Patching

Informacja

Patches are ignored when in development mode by default for packages with a development revision, for local VCS packages or when in local-sources mode for internal packages.

Zmienione w wersji 2.9: Additional configuration modes to permit development revisions to have patches applied.

Zmienione w wersji 3.1: The working directory will now be updated to account for PKG_BUILD_DIR (and possibly LIBFOO_PATCH_SUBDIR) when using a patch script.

The patching stage for a package provides the ability for a developer to apply one or more patches to extracted sources. A project may take advantage of acquiring sources from one or more externally managed implementations. Fetched sources may not be able to build in a developer’s releng-tool project due to limitations of the implementation or build scripts provided by the package. A developer can prepare a series of patches to apply to a package and submit changes upstream to correct the issue. However, the developer is then left to either wait for the changes to be merged in or needs to make a custom archive with the appropriate modifications already applied. To avoid this, a developer can include patches directly in the package folder to be automatically applied during patching stage.

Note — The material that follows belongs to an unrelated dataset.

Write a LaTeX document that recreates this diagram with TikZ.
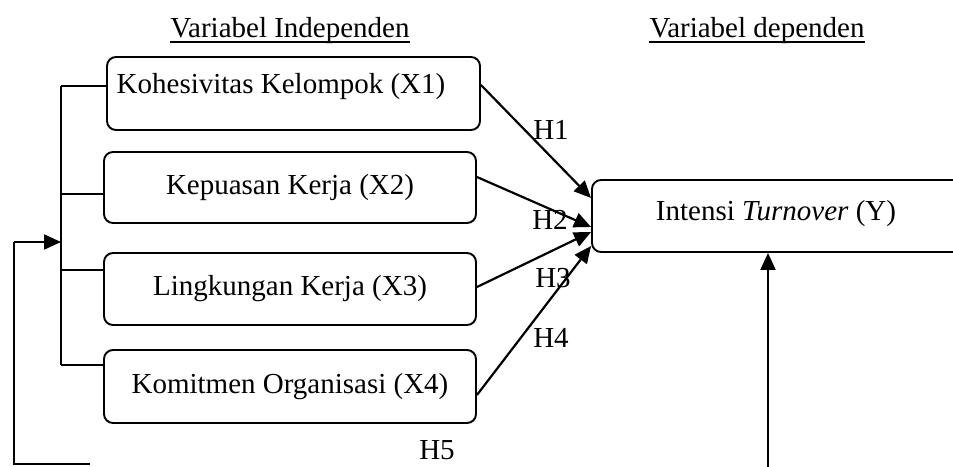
\documentclass[tikz,border=0pt]{standalone}
\usepackage{fontspec}
\setmainfont{Liberation Serif}
\usetikzlibrary{arrows.meta}
\begin{document}
\begin{tikzpicture}[x=1pt,y=-1pt,
  box/.style={draw,line width=1.9pt,rounded corners=9pt,minimum height=72pt,inner sep=0pt},
  txt/.style={font=\fontsize{29}{34}\selectfont,inner sep=0pt},
  conn/.style={line width=2.2pt},
  arr/.style={conn,-{Triangle[length=17pt,width=15pt]}}]
\path[use as bounding box] (0,0) rectangle (953,466);
\clip (0,0) rectangle (953,466);
% titles
\node[txt,anchor=base] (t1) at (290,37) {Variabel Independen};
\node[txt,anchor=base] (t2) at (757,37) {Variabel dependen};
\draw[line width=2.4pt] ([yshift=-5pt]t1.base west) -- ([yshift=-5pt]t1.base east);
\draw[line width=2.4pt] ([yshift=-5pt]t2.base west) -- ([yshift=-5pt]t2.base east);
% boxes
\node[box,minimum width=373pt,minimum height=73pt] (x1) at (293.5,93.5) {};
\node[txt] (x1t) at (281,87) {Kohesivitas Kelompok (X1)};
\node[box,txt,minimum width=372pt,minimum height=71pt] (x2) at (290,187.5) {Kepuasan Kerja (X2)};
\node[box,txt,minimum width=372pt] (x3) at (290,289) {Lingkungan Kerja (X3)};
\node[box,txt,minimum width=372pt,minimum height=73pt] (x4) at (290,386.5) {Komitmen Organisasi (X4)};
\node[box,minimum width=403pt] (y) at (793.5,216) {};
\node[txt] (yt) at (776,214) {Intensi \textit{Turnover} (Y)};
% hypothesis labels
\node[txt] (h1) at (551,130) {H1};
\node[txt] (h2) at (550,220) {H2};
\node[txt] (h3) at (553,278) {H3};
\node[txt] (h4) at (551,338) {H4};
\node[txt] (h5) at (437,450) {H5};
% arrows to Y
\draw[arr] ([yshift=8.5pt]x1.east) -- ([yshift=18pt]y.west);
\draw[arr] ([yshift=10.5pt]x2.east) -- ([yshift=-11pt]y.west);
\draw[arr] ([yshift=2pt]x3.east) -- ([yshift=-16pt]y.west);
\draw[arr] ([yshift=-8.5pt]x4.east) -- ([yshift=-30pt]y.west);
% bracket
\coordinate (bt) at (61,86);
\coordinate (b2) at (61,194);
\coordinate (b3) at (61,270);
\coordinate (bb) at (61,365);
\draw[conn] (bt) -- (bb);
\draw[conn] (bt) -- (bt -| x1.west);
\draw[conn] (b2) -- (b2 -| x2.west);
\draw[conn] (b3) -- (b3 -| x3.west);
\draw[conn] (bb) -- (bb -| x4.west);
% feedback line
\coordinate (fa) at (90,464);
\coordinate (fb) at (14,464);
\coordinate (fc) at (14,242);
\draw[conn] (fa) -- (fb) -- (fc);
\draw[arr] (fc) -- (fc -| bt);
% arrow from bottom to Y
\coordinate (rb) at (768,470);
\draw[arr] (rb) -- (rb |- y.south);
\end{tikzpicture}
\end{document}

When a package’s patch stage is reached, releng-tool will look for patches found inside the package folder with the extension .patch. Patches found inside a package folder are applied in ascending order. It is recommended to prefix patch filenames with a numerical value for clarity. For example, the following package patches:

$ cd package/liba
$ ls *.patch
0001-accept-linker-flags.patch
0002-correct-output-path.patch
0003-support-disabling-test-build.patch
liba
liba.hash

With be applied in the following order:

  1. 0001-accept-linker-flags.patch

  2. 0002-correct-output-path.patch

  3. 0003-support-disabling-test-build.patch

If a user configures their build environment in development mode, patches will not be applied by default if a package defines a development revision. The idea is that a development revision is most likely the bleeding edge source of a package and does not need any patches. If a user configures their build environment in local-sources mode and a package is defined as internal, patches will not be applied to the sources. This is to prevent the patching system from making unexpected modifications to a developer’s local sources.

In the scenario where a developer does want to override when patches are applied, there are a couple of advanced options. First, the option LIBFOO_IGNORE_PATCHES allows a developer to avoid the automatic application of patches on a package during normal runs. Second, the option LIBFOO_DEVMODE_PATCHES can be configured to permit a package to utilize patches in a development mode.

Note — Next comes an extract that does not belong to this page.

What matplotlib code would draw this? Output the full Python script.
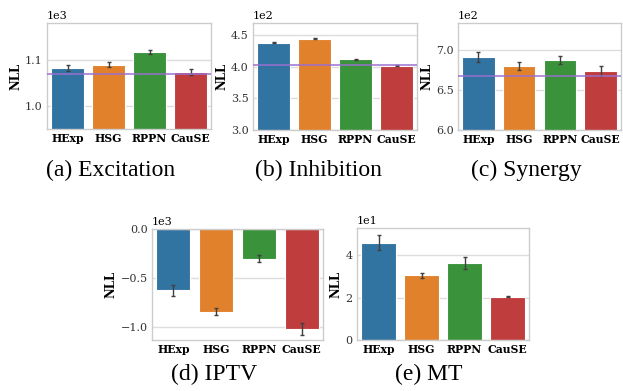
import numpy as np
from matplotlib import pyplot as plt

models = ['HExp', 'HSG', 'RPPN', 'CauSE']
colors = ['#3274a1', '#e1812c', '#3a923a', '#c03d3e']

# NLL means and error bars per dataset
exc_mean = [1083, 1091, 1119, 1075]
exc_err = [6, 6, 5, 6]
exc_line = 1070

inh_mean = [438, 444, 411.5, 401.5]
inh_err = [1.0, 1.0, 0.8, 0.8]
inh_line = 402

syn_mean = [691, 679, 687, 673]
syn_err = [6, 5, 5, 6]
syn_line = 667.5

iptv_mean = [-626, -840, -303, -1017]
iptv_err = [56, 38, 37, 60]

mt_mean = [46.0, 30.7, 36.4, 20.5]
mt_err = [3.6, 1.2, 2.8, 0.3]

captions = ['(a) Excitation', '(b) Inhibition', '(c) Synergy', '(d) IPTV', '(e) MT']

W, H = 623, 391
fig = plt.figure(figsize=(W / 100, H / 100), dpi=100)


def make_ax(x0, y0, x1, y1):
    # pixel box -> figure fraction
    return fig.add_axes([x0 / W, 1 - y1 / H, (x1 - x0) / W, (y1 - y0) / H])


def draw(ax, mean, err, ylim, yticks, line=None):
    x = np.arange(len(models))
    ax.bar(x, mean, width=0.8, color=colors, edgecolor='white', linewidth=0.8, zorder=2)
    ax.errorbar(x, mean, yerr=err, fmt='none', ecolor='#404040', elinewidth=1.0,
                capsize=1.5, capthick=1.0, zorder=3)
    if line is not None:
        ax.axhline(line, color='#9a6fd0', linewidth=1.2, alpha=0.9, zorder=4)
    ax.set_xlim(-0.5, 3.5)
    ax.set_ylim(*ylim)
    ax.set_yticks(yticks)
    ax.ticklabel_format(axis='y', style='sci', scilimits=(0, 0))
    ax.yaxis.get_offset_text().set_fontsize(8)
    ax.yaxis.get_offset_text().set_family('DejaVu Serif')
    ax.set_xticks(x)
    ax.set_xticklabels(models, fontweight='bold', fontsize=7.8, family='DejaVu Serif')
    for lab in ax.get_yticklabels():
        lab.set_family('DejaVu Serif')
        lab.set_fontsize(8)
        lab.set_color('#333333')
    ax.tick_params(length=0, pad=3)
    ax.grid(axis='y', color='#dddddd', linewidth=1.0, zorder=0)
    ax.set_axisbelow(True)
    for s in ax.spines.values():
        s.set_color('#cccccc')
        s.set_linewidth(1.0)
    ax.set_ylabel('NLL', fontweight='bold', fontsize=8.5, family='DejaVu Serif', labelpad=2)


axa = make_ax(47, 23, 211, 129)
draw(axa, exc_mean, exc_err, (950, 1182), [1000, 1100], exc_line)
axb = make_ax(253, 23, 417, 130)
draw(axb, inh_mean, inh_err, (300, 469), [300, 350, 400, 450], inh_line)
axc = make_ax(458, 23, 621, 130)
draw(axc, syn_mean, syn_err, (600, 733), [600, 650, 700], syn_line)
axd = make_ax(152, 229, 323, 340)
draw(axd, iptv_mean, iptv_err, (-1130, 0), [-1000, -500, 0])
axe = make_ax(357, 228, 529, 340)
draw(axe, mt_mean, mt_err, (0, 53), [0, 20, 40])

cap_pos = [(111, 170), (318, 170), (526, 170), (214, 374), (429, 374)]
for (cx, cy), txt in zip(cap_pos, captions):
    fig.text(cx / W, 1 - cy / H, txt, ha='center', va='center', fontsize=17,
             family='Liberation Serif')

plt.savefig('out.png', dpi=100)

For example, the following configuration will instead only apply patches on a package when releng-tool is operating in a development mode and the package defines a development revision:

LIBFOO_DEVMODE_PATCHES = True
LIBFOO_IGNORE_PATCHES = True

An alternative to using patch files is supported via a patch script. Similar to script-based packages, all package can opt for using a Python-based <package>-patch.rt script.

For example, a libfoo package could have the following patch file:

└── my-releng-tool-project/
    ├── package/
    │   └── libfoo/
    │       ├── libfoo.rt
    │       └── libfoo-patch.rt
    ...

When a patch script is defined, no patch files are automatically applied. It is assumed developers want to control any type of patching from a provided script.

The patch script is typically invoked with a PKG_BUILD_DIR working directory. In the event LIBFOO_PATCH_SUBDIR is configured, the working directory will be adjusted for the configured sub-directory.